__STATED EXERCISE__. Give the count of lines holding the string "file" and nothing else.

━━━━━━━━━━

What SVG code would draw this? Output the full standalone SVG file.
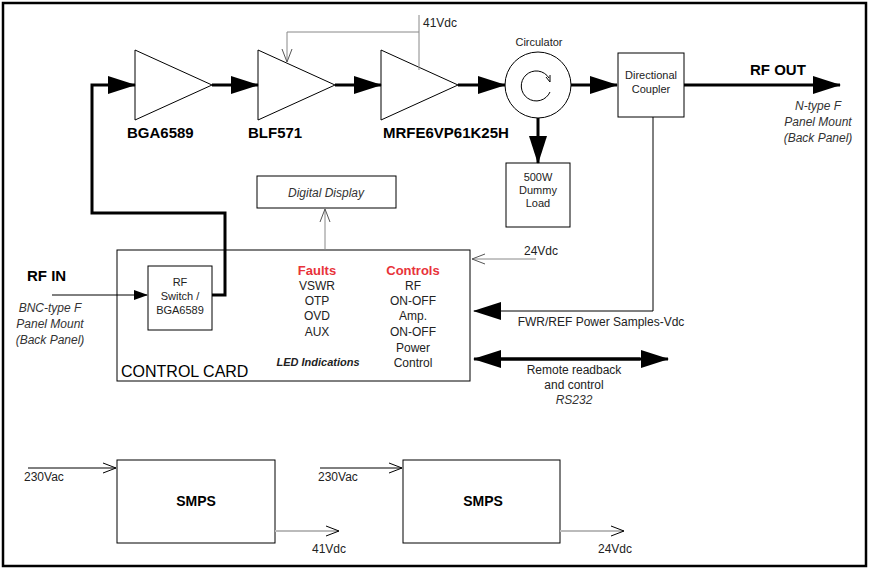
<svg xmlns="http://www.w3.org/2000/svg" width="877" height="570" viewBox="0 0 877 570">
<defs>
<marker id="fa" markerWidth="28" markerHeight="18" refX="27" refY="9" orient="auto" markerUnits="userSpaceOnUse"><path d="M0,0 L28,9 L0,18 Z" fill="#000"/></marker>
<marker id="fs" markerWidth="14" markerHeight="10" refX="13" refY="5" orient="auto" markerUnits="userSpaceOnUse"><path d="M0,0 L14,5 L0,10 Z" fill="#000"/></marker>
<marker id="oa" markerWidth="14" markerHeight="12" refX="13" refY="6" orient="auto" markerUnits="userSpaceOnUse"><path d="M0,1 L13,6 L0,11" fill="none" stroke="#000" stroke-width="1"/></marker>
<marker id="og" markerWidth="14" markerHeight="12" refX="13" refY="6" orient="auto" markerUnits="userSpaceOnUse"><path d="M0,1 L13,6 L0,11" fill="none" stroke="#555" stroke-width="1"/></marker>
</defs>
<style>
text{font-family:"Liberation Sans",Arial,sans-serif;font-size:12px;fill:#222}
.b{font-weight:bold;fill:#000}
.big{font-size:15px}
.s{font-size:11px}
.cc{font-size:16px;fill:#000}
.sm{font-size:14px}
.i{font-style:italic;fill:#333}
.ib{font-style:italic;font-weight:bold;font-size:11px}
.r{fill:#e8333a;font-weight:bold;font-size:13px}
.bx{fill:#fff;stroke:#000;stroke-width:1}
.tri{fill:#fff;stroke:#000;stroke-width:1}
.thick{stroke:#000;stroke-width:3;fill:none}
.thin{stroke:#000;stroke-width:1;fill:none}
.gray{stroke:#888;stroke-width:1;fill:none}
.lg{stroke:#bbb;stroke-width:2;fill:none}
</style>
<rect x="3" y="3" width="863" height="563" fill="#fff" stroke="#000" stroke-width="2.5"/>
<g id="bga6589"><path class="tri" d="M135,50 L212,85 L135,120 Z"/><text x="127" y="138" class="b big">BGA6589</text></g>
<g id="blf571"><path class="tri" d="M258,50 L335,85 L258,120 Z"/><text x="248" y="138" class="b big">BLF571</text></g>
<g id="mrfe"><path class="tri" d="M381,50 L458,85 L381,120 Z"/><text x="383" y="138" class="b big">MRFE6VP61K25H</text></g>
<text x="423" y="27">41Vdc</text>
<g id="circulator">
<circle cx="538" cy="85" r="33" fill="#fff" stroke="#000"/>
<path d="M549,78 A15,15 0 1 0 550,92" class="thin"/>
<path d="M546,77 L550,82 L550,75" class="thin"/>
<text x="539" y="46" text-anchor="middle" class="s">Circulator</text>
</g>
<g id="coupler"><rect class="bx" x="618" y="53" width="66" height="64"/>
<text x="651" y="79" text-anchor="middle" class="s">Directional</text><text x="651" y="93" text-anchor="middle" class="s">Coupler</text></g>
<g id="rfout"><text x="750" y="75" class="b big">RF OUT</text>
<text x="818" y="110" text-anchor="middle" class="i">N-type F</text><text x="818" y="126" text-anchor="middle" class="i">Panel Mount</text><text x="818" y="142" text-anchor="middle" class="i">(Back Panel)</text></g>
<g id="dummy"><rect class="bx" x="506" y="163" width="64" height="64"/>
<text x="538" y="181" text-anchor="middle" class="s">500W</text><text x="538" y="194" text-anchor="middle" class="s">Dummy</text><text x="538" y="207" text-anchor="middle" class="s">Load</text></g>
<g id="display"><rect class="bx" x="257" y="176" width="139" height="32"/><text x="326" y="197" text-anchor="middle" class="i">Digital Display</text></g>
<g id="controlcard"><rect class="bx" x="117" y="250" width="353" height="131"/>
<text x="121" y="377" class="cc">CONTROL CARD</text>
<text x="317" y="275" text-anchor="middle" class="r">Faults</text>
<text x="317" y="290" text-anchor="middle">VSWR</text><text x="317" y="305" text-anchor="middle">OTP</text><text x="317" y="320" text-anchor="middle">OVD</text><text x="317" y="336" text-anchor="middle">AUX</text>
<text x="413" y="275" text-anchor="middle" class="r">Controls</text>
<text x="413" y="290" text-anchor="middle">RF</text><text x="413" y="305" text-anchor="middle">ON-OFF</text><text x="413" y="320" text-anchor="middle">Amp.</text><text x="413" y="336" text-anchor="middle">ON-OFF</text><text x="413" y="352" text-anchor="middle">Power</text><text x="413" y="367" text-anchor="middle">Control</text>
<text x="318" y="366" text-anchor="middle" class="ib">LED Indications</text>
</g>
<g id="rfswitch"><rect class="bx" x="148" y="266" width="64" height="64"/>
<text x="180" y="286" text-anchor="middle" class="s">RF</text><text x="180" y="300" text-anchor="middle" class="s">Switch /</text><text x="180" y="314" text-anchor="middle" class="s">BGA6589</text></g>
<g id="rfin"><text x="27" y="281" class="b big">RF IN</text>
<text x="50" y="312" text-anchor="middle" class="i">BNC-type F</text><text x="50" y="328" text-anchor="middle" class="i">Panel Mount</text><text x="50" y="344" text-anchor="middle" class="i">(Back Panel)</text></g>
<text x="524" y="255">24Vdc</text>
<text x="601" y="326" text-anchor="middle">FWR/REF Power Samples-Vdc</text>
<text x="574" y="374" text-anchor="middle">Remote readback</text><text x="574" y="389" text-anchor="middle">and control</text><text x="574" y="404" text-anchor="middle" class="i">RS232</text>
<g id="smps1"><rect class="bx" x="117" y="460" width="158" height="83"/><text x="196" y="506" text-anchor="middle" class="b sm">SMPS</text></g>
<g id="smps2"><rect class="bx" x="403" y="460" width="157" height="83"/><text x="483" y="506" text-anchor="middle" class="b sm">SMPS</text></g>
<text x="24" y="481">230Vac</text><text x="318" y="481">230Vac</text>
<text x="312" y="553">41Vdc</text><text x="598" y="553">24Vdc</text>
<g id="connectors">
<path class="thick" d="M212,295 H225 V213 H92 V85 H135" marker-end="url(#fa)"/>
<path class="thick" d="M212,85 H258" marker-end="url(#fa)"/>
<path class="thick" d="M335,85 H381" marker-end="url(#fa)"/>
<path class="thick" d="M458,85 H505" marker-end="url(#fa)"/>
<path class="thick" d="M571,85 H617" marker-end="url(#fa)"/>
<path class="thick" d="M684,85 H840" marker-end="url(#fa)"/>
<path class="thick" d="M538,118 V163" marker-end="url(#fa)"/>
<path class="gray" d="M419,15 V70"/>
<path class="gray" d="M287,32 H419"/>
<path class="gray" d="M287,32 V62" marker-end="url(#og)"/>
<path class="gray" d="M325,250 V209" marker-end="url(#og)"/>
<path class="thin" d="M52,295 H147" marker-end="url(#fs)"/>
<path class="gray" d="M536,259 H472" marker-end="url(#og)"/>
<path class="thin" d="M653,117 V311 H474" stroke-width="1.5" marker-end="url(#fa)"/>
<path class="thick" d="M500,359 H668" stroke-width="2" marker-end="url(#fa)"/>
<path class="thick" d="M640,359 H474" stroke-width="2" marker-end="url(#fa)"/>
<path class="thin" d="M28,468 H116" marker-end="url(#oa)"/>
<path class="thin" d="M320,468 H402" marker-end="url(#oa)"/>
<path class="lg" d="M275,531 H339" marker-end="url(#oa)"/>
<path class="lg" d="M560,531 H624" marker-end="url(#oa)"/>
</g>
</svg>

━━━━━━━━━━

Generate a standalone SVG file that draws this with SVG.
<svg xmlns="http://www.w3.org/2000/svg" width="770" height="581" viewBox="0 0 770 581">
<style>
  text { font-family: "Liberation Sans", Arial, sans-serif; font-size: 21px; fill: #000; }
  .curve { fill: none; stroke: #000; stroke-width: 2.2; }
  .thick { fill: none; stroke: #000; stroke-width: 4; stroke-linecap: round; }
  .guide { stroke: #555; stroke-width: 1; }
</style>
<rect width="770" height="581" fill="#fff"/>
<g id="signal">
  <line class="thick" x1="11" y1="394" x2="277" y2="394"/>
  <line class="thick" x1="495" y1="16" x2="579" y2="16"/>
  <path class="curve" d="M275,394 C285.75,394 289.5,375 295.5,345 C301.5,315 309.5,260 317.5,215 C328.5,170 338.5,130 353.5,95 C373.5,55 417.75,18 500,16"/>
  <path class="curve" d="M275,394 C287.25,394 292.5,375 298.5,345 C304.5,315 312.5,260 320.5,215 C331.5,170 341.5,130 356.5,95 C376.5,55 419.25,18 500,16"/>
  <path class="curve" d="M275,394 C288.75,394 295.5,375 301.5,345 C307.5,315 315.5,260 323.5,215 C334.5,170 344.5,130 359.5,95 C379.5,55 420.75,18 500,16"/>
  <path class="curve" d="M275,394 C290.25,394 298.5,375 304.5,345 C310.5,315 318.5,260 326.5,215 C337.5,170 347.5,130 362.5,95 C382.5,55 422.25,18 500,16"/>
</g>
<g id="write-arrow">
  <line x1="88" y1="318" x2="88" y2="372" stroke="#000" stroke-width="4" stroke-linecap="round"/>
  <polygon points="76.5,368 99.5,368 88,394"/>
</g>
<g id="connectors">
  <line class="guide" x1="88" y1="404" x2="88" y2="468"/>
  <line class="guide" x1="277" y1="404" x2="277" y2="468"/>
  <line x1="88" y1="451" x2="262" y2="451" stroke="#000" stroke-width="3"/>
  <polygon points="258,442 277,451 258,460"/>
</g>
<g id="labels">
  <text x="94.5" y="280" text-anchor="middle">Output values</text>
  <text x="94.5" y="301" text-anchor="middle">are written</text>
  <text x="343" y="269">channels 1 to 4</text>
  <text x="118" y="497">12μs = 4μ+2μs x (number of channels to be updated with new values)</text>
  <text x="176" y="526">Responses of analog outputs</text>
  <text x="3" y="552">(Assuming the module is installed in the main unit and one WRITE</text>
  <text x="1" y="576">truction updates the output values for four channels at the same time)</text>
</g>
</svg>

━━━━━━━━━━

__THE COMPLETED TASK__. 2